The major thing missing from the article for me is that she didn't mention
that the co-author of the most recent paper on the topic is much more known as
the security researcher than as somebody who does anything related to quantum
physics:

[http://arxiv.org/abs/1401.4356](http://arxiv.org/abs/1401.4356)

[http://en.wikipedia.org/wiki/Ross_J._Anderson](http://en.wikipedia.org/wiki/Ross_J._Anderson)

[http://www.cl.cam.ac.uk/~rja14/](http://www.cl.cam.ac.uk/~rja14/)

He's author of (to me) very useful book "Security Engineering":

[http://www.cl.cam.ac.uk/~rja14/book.html](http://www.cl.cam.ac.uk/~rja14/book.html)

------
nardi
Another anti-Copenhagen argument by Carver Mead:
[http://www.cns.caltech.edu/people/faculty/mead/Nature_Of_Lig...](http://www.cns.caltech.edu/people/faculty/mead/Nature_Of_Light_What_Are_Photons.pdf)

------
adocracy
Liquid dynamics sounds like an interesting hypothesis, but I agree with the
critics that entanglement presents a tough analogy.
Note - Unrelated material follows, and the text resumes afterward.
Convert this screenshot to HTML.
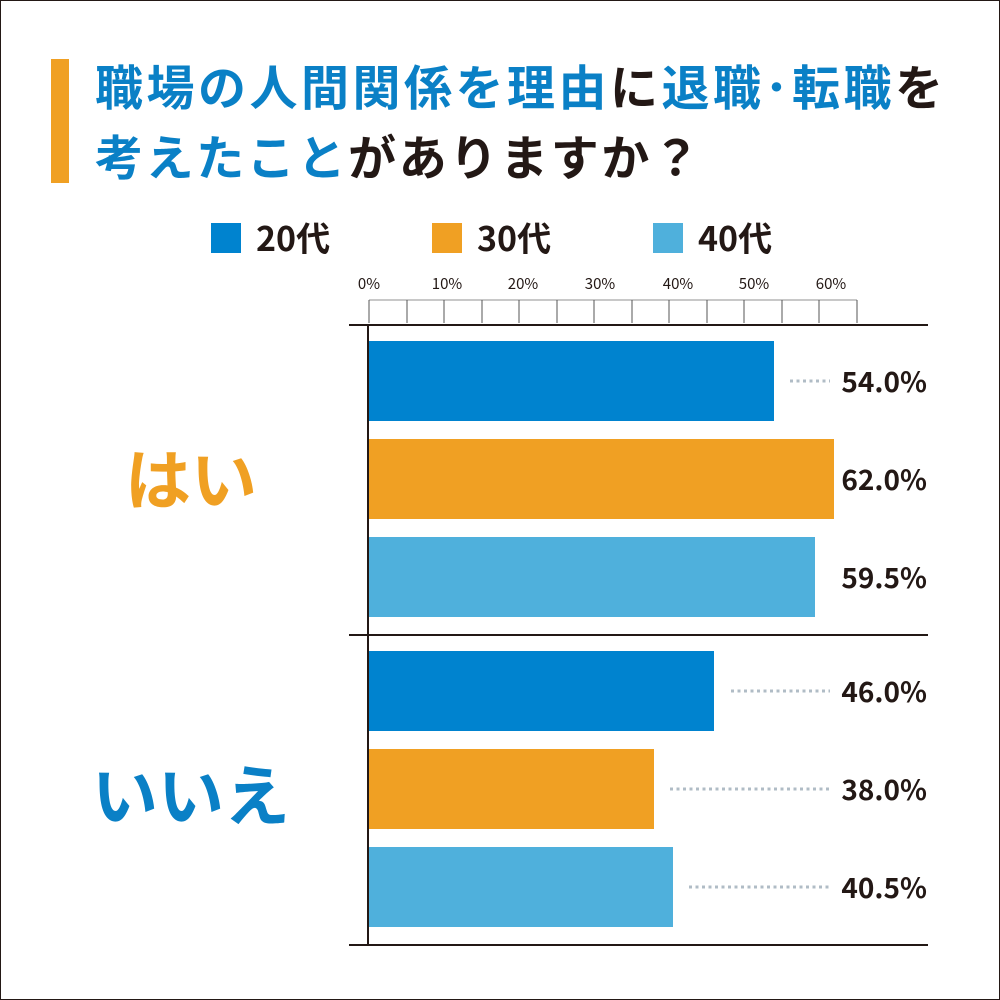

If Pilot Wave theory
suggests that the particle-wave duality is actually two distinct actors - a
wave and a particle riding the wave - then 1) each particle has an
independently generated wave? and 2) it's difficult to see how that wave could
be exactly preserved for both particles over the long distances of
entanglement experiments. That's like envisioning a ripple on the far side of
a large lake exactly mimicking a ripple here. Granted, the entanglement result
of simultaneous collapse of probabilities is also tough to rationally
understand. But Pilot Waves maintaining their effect, regardless of various
asynchronous interactions encountered between the distances of entanglement
experiments, seems naive. Then again, I'm not a particle physicist.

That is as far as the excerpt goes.